• Geopolítica

    UNICEF: INFANCIA, PODER Y REINGENIERÍA SOCIAL

    UNICEF ha pasado de la ayuda de emergencia a un activismo programático capaz de moldear marcos legales y políticas públicas bajo la legitimidad moral de la protección infantil. Su arquitectura híbrida —Junta Ejecutiva intergubernamental, pero comités nacionales autónomos en los países más ricos— le permite combinar relato multilateral con músculo de lobby doméstico, incidir en agendas legislativas y financiar operaciones en terceros países. La dependencia total de aportes voluntarios refuerza esa palanca: quien financia orienta prioridades, ritmos y metodologías.

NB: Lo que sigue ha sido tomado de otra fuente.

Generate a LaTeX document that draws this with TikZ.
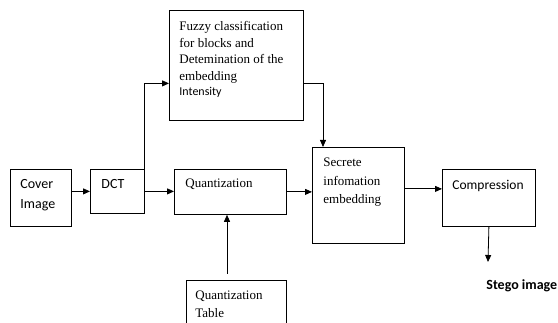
\documentclass[tikz,border=0pt]{standalone}
\usepackage{fontspec}
\setmainfont{Liberation Serif}
\setsansfont{Carlito}
\usetikzlibrary{arrows.meta}
\tikzset{
  blk/.style={draw, line width=.8pt, anchor=north west, inner sep=0pt},
  txt/.style={anchor=north west, inner sep=0pt, align=left},
  serif/.style={font=\fontsize{13}{16.7}\selectfont},
  sans/.style={font=\sffamily\fontsize{14}{20}\selectfont},
}
\begin{document}
\begin{tikzpicture}[x=1pt, y=-1pt, >={Triangle[length=7pt,width=6pt]}, line width=.8pt]
\clip (0,0) rectangle (558,323);
\node[blk, minimum width=61, minimum height=57,
  label={[txt, sans, xshift=10pt, yshift=-10pt]north west:Cover\\Image}] (cover) at (10,169) {};
\node[blk, minimum width=54, minimum height=44,
  label={[txt, sans, xshift=11pt, yshift=-10pt]north west:DCT}] (dct) at (90,169) {};
\node[blk, minimum width=134, minimum height=110,
  label={[txt, serif, xshift=10pt, yshift=-11pt]north west:Fuzzy classification\\for blocks and\\Detemination of the\\embedding\\[-2pt]{\sffamily\fontsize{12}{14}\selectfont Intensity}}] (fuzzy) at (169,10) {};
\node[blk, minimum width=112, minimum height=45,
  label={[txt, serif, xshift=11pt, yshift=-9.5pt]north west:Quantization}] (quant) at (174,169) {};
\node[blk, minimum width=100, minimum height=60,
  label={[txt, serif, font=\fontsize{13}{18}\selectfont, xshift=9pt, yshift=-10.5pt]north west:Quantization\\Table}] (table) at (186,280) {};
\node[blk, minimum width=92, minimum height=96,
  label={[txt, serif, font=\fontsize{13}{18.5}\selectfont, xshift=11pt, yshift=-10.5pt]north west:Secrete\\infomation\\embedding}] (secrete) at (312,147) {};
\node[blk, minimum width=93, minimum height=57,
  label={[txt, sans, font=\sffamily\fontsize{13.5}{18}\selectfont, xshift=10pt, yshift=-11pt]north west:Compression}] (comp) at (442,169) {};
\node[anchor=base west, inner sep=0pt, font=\sffamily\bfseries\fontsize{14}{16}\selectfont] (stego) at (486,290) {Stego image};
% free ends of the open arrows
\coordinate (tabletop) at (227,274);
\coordinate (stegoend) at (488,262);
\draw[->] (cover.east |- dct.west) -- (dct.west);
\draw[->] (dct.east) -- (dct.east -| quant.west);
\draw[->] (dct.north east) |- ([yshift=-18pt]fuzzy.west);
\draw[->] ([yshift=-18pt]fuzzy.east) -| ([xshift=11pt]secrete.north west);
\draw[->] (quant.east) -- (quant.east -| secrete.west);
\draw[->] (tabletop) -- (tabletop |- quant.south);
\draw[->] ([yshift=9pt]comp.west -| secrete.east) -- ([yshift=9pt]comp.west);
\draw[->] (comp.south) -- (stegoend);
\end{tikzpicture}
\end{document}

    El vector de influencia se presenta como neutralidad técnica: “derechos de la infancia”, asistencia para diseñar políticas, indicadores y estándares. En la práctica, esto se traduce en la adopción de marcos conceptuales que reconfiguran familia, escuela y relaciones intergeneracionales conforme a modelos específicos —y exportables—. La Convención sobre los Derechos del Niño funciona como gramática común que legitima auditorías de políticas nacionales y condiciona prioridades presupuestarias, mientras la red de oficinas y programas forma profesionales que internalizan y difunden ese enfoque en sistemas educativos y de protección social.

    El resultado geopolítico es un poder blando de alta capilaridad: presión coordinada desde oficinas regionales y nacionales, comités en países donantes que activan la incidencia política, y programas que se despliegan como “cooperación” pero actúan como vectores de homogeneización cultural. En contextos de austeridad o crisis, la organización puede cuestionar decisiones fiscales democráticamente adoptadas en nombre del interés superior del menor, desplazando el debate político hacia un terreno moral difícilmente contestable.

    Reequilibrar este ecosistema exige trazabilidad total de la financiación, separación nítida entre captación de fondos e incidencia normativa, participación vinculante de familias y comunidades en el diseño de programas, y evaluaciones de impacto cultural además de las operativas. Sin estos contrapesos, la protección de la infancia corre el riesgo de convertirse en un caballo de Troya para agendas sociales y educativas que no han pasado por el escrutinio democrático de las sociedades a las que pretenden servir.

  • Geopolítica

    UNESCO: PODER BLANDO Y SOBERANÍA CULTURAL

    La UNESCO se presenta como un árbitro técnico de consensos globales en educación, ciencia y cultura, pero opera cada vez más como un vector de ingeniería social. Bajo una fachada de neutralidad multilateral, ha ido consolidando una maquinaria de estandarización que fija “mejores prácticas” y “estándares” con efectos directos sobre currículos, métodos y políticas culturales nacionales. El resultado es una asimetría: decisiones con impacto profundo en identidades y sistemas educativos se toman en foros lejanos a la deliberación ciudadana.

    En la gobernanza, el verdadero centro de gravedad no es la retórica participativa de la Conferencia General, sino un Consejo Ejecutivo profesionalizado y alineado con agendas dominantes. A ello se suma una financiación dual: cuotas obligatorias modestas y un volumen creciente de aportes voluntarios —públicos y privados— dirigidos a programas concretos. Quién financia puede orientar prioridades y tempos, desplazando el control de los Estados hacia donantes con intereses propios, sin el escrutinio democrático que exigiría una política pública nacional.

    El condicionamiento se ejecuta por la vía “técnica”: asistencia para el planeamiento educativo, redes de comisiones nacionales, oficinas de terreno y centros especializados que difunden marcos conceptuales y herramientas de gestión. Estas estructuras forman élites y administraciones con una visión convergente sobre “calidad” y “eficiencia”, fabricando consensos que legitiman la privatización, la mercantilización y la homogeneización pedagógica como si fueran soluciones neutras y universales.

    El saldo geopolítico es nítido: erosión de la diversidad cultural y educativa real, debilitamiento de la autonomía curricular y fiscal de los Estados, y refuerzo de un paradigma occidentalizado presentado como universal. Si se busca reequilibrio, harían falta tres anclajes: trazabilidad total de financiamiento y conflictos de interés; participación vinculante de comunidades educativas locales en el diseño de programas; y evaluación independiente del impacto cultural, no solo del desempeño administrativo. Sin estos contrapesos, la UNESCO seguirá operando como un sofisticado instrumento de poder blando más que como garante de la pluralidad cultural.